In 1993, the 25,000-year-old mummy of a woman was discovered in Siberia. Analyses of the body revealed that this woman, dubbed the “Siberian Ice Maiden,” suffered from metastatic breast cancer. Among the artifacts found with her body was a small bag of cannabis. While it can’t be proven that she used cannabis to relieve her symptoms or cure her disease, the discovery points to the enduring link between marijuana and cancer—and scientists are now beginning to unravel just what that link may be.
Recent research in fields such as immunology (the study of the immune system) and epigenetics (the study of the switching mechanisms that suppress or express the coding of a given gene) is providing new insights about how cancer itself develops—and these studies reveal the complex ways in which cannabis compounds interact with the switching mechanisms of genes and cells to influence the development of tumors.
Until relatively recently, standard treatments for cancer focused on removing or destroying cancerous cells with a combination of surgery, radiation and/or chemotherapy. Within that model, cannabis has been shown to relieve the nausea, loss of appetite and other symptoms such as fatigue that are caused by those treatments.
Now, though, the newest cancer research focuses on finding new ways to deal with cancer by intervening in the processes that make it possible, rather than attacking cancerous tumors once they appear. This research reveals that cannabis may have the potential to attack cancer itself.
This cutting edge research by leaders in immunology and immunotherapy identifies checkpoints at which T-cells, the immune system’s frontline fighters against disease, either activate to stop malignancy—or don’t.
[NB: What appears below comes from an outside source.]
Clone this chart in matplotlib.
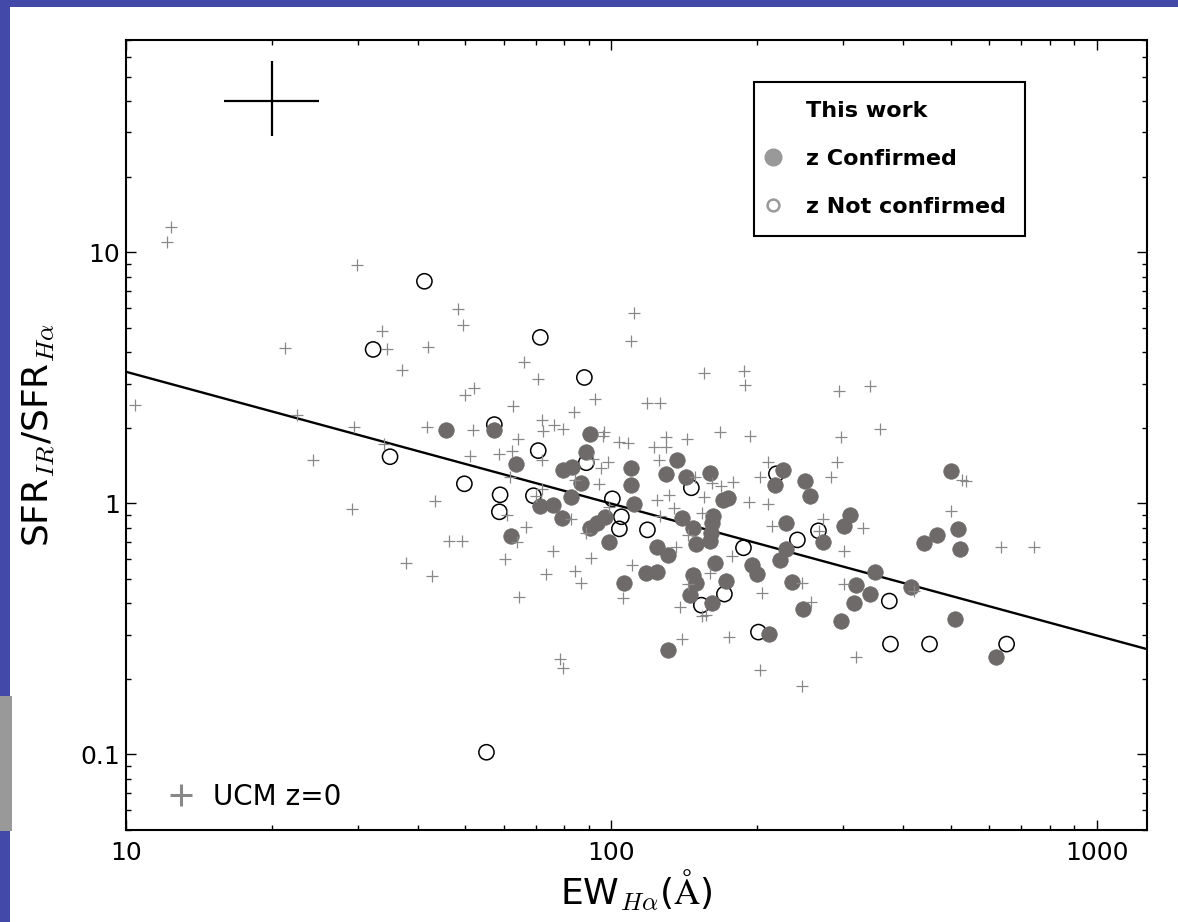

Therapies that target those checkpoints may be the most effective way to keep cancer cells from multiplying. New studies in epigenetics also explore the factors that can activate tumor suppression genes or keep defective genes, such as the breast cancer-related BRCA1 and BRAC2, in check.
Along with just about every other process in the body, the immune system is supported and moderated by the endocannabinoid system, an extensive network of cellular receptors that respond to cannabinoids for things like managing pain, calming anxiety and activating immune responses.
The body creates its own cannabinoids, but cannabinoids found in cannabis, such as tetrahydrocannabinol (THC) and cannabidiol (CBD), are so similar to the body’s own that they can affect any process that the endocannabinoid system manages. So these and potentially other compounds in the marijuana plant may be able to suppress the development of cancerous tumors.
So far, research has identified two endocannabinoid receptors, CB1 and CBD2, that can be activated by THC and CBD to trigger immune responses, cell growth and more. For those reasons, some studies indicate that these compounds may have surprisingly potent powers to act on the various checkpoints and switching mechanisms to cause the death of cancer cells and inhibit the growth and spread of tumors.
Gliomas are a family of stubborn, aggressive brain tumors that can be difficult to treat because they often spread among many areas of brain tissue, rather than concentrate into a single, solid tumor. In over two decades of studies, researchers from around the world found that THC can induce apoptosis, or cell death, in animals for certain types of glioma cells while protecting normal cells.
In studies examining the effects of cannabinoids on cancers as diverse as breast cancer and colorectal cancer, THC and CBD have been shown to cause cancer cell death and promote immune responses that inhibit new cancer cell growth. These cannabis compounds operate on EC receptors themselves, and on other processes that are affected by them to reduce cancer cell proliferation and cause the death of existing cancer cells. These studies were conducted on animals and on human cells in a laboratory setting.
Although these and other studies indicate that cannabis compounds may play a powerful role in promoting immune responses that could lead to the death of cancer cells and prevent the development of new ones, the relationship of marijuana to cancer is more complex than it appears. According to some studies, cannabis appears to promote tumor growth, not stop it. In others, high levels of THC may interfere with the development of blood vessels.
Efforts to come to a clear understanding of how cannabis alters cancer also depend on the kind of cannabis being studied and the nature of the study involved. While some studies use natural cannabis, others are based on FDA-sanctioned medications that contain CBD only. And some research is done on cell lines in a laboratory, while other studies are based on animal subjects or, in some cases, human trials.
These varying approaches make it difficult to determine what cannabis actually does about cancer. Regardless of these variables, though, more than two decades of research indicates that marijuana may exert a powerful influence on various points in the body’s progress toward developing cancer, and new studies are shedding light on the way those influences work. Cannabis is known to ease the symptoms of cancer treatment—but it may also be a potent weapon for stopping cancer in its tracks. As always, more research is required to study marijuana’s effect on the human population.